ComS 573: Machine Learning
Department of Computer Science
Iowa State University
Spring 2008


Laboratory Assignment 2

Due: Friday February 29, 12pm noon.

In this assignment, you will experiment with the Decision Tree classifier.

  1. Download and install Weka.

Data

  1. Breast Cancer data file (already in the Weka format). It has 9 numeric attributes and 2 types of cancer to be predicted. (refer to ftp://ftp.ics.uci.edu/pub/machine-learning-databases/breast-cancer-wisconsin/ for the complete description of the data).
  2. House-votes dataset (the task is to predict whether the voter is a republican or a democrat based on their votes; the data description file can be found here). It has 16 binary attributes and 2 classes. One of your tasks is to convert this data into Weka readable format.
  3. Reuters Data - one of the benchmark datasets for text categorization and natural language processing. It is a collection of articles, that consists of articles in the top 10 categories. The task is to assign a topic to a new article. This dataset has been preprocessed to reduce the vocabulary size to 300 words using mutual information. The original data can be found here.

Tasks

  1. Estimate the accuracy of Decision Tree classifier on Breast cancer dataset using 5-fold cross validation. Report 95% confidence interval.
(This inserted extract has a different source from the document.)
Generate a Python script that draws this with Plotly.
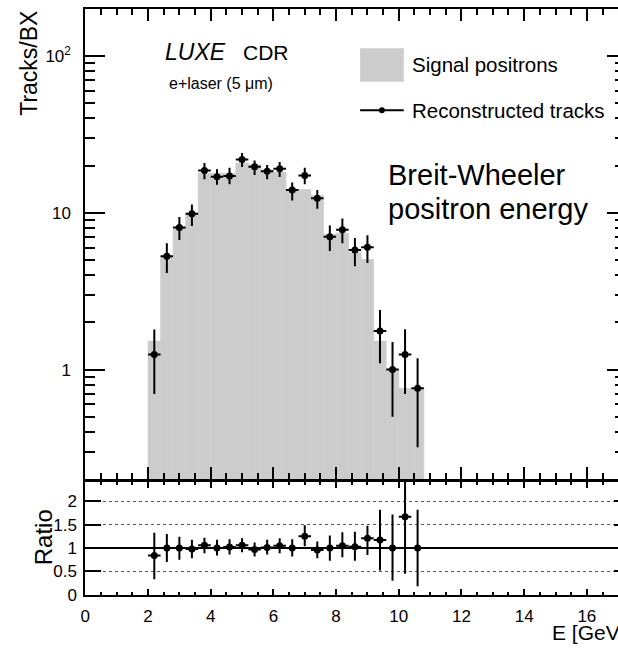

The dataset has numeric values and  missing values (denoted by "?").
  2. Estimate the accuracy of Decision Tree classifier on House-votes dataset using 5-fold cross validation. Report 95% confidence interval. The dataset has missing values.
  3. Estimate the precision, recall, accuracy, and F-measure of the decision tree classifier on the text classification task for each of the 10 categories using 10-fold cross-validation.
  4. In the above experiments compare your results with pruning option chosen with that without pruning.

 

What to Turn In

Turn in:

Submission instructions

You should submit your answers via email.
Compress the source code of your program (if you wrote some), the House-votes and Reuters data files (arff files), and the report of the results, and email the compressed (zip, rar, tar) file to rjordan at iastate.edu (change at by @) before the deadline. You will receive a confirmation email before 12:10 p.m. (noon).